When Inés Aguirre noticed the pink-colored bump on her then 3-year-old son’s stomach, she didn’t think much of it.
“I thought it was a bug bite of some kind,” she said of the bump on her son, Noel’s, stomach. “I was more concerned about ants or spiders being in his room than about the bump itself.”
After three days when the bump didn’t reduce in size and began to discolor, Aguirre decided it was time to get it checked out.
“It wasn’t like ‘let’s rush him to the emergency room and figure this out,’” she said. “We just set up a visit with the pediatrician because we knew something was off, but we didn’t think it was worth getting too stressed out.”
Noel, normally an active 3-year-old boy, had begun to show signs of lethargy and irritability.
“He didn’t want to play outside anymore, he wasn’t jumping around the house or playing with his toys, and he would sleep for long hours,” she said. “I would have to wake him up from his naps because I didn’t want him to sleep through the night.”
A visit to their pediatrician proved fruitful, but also terrifying.
“As soon as he mentioned that he wanted to take some blood tests, I started to worry,” Aguirre said. “I calmed myself down by telling myself that it was just a standard thing. Something preventative. But it was around that time that I started to feel something was wrong.”
The blood test would reveal that Noel had a low number of blood cells and, as Aguirre feared, something far worse.
“They told me he had Acute Lymphocytic Leukemia,” she said.
It was the last word that stuck in her head and muffled out pretty much everything the doctor said afterward.

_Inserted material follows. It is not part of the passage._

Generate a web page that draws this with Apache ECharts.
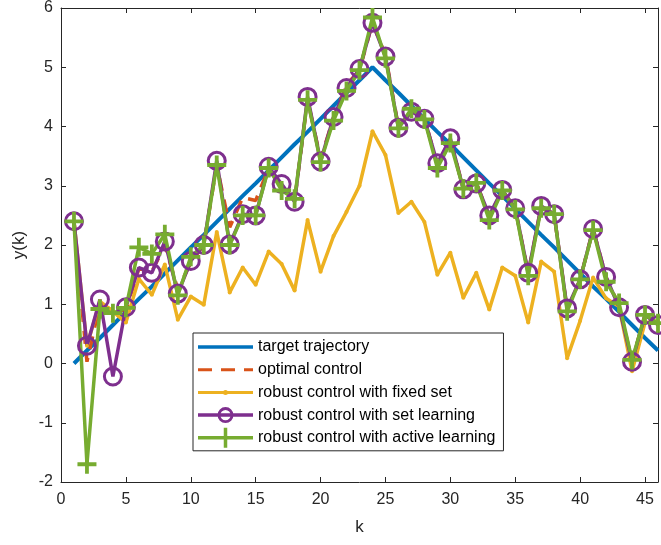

“I remember that day vividly up to that point, but after the diagnosis, I can honestly say I don’t remember anything,” she said. “I don’t remember how we got home, what we did after…my mind was just on another planet, I think.”
According to the American Cancer Society’s report titled Cancer Facts and Figures for Hispanics/Latinos 2018-2020, cancer is the leading cause of death among Hispanics, making up 21 percent of all deaths.
That said, cancer incidences among Hispanic are lower compared to non-Hispanic whites with some exceptions. Hispanics, for example, have lower rates of the four most common cancers (female breast, colorectal, lung and prostate) but higher rates of infection-related cancers (stomach, liver and cervical).
However, long-term U.S. residents and descendants of Hispanic immigrants - like Noel - have rates for some cancer types that approach or surpass those of non-Hispanic whites due to acculturation, according to the American Cancer Society.
For many, those types of analytic figures offer a view of risk from genetics and culture; for Aguirre, however, they offered very little.
“Once it affects you, it affects you,” she said. “You don’t care if your race or ethnicity is 20 percent more likely or 10 percent less likely or whatever. You just don’t care. All you know is your child is very sick and it’s going to take a lot of time, money and faith to get him better.”
Noel, now 17 and 12 years removed from full remission, was given the gift of resilience, according to Aguirre.
“There were definitely some trying times,” she said. “But he was strong. He was resilient. And everyone who treated him or talked to him always came back to me with a smile and positive news.”
With her son recently becoming the proud owner of a Colorado driver’s license, Aguirre’s worries have taken on a new, if far more common, form.
“I guess if he can survive cancer, he can survive driving in Colorado,” she said.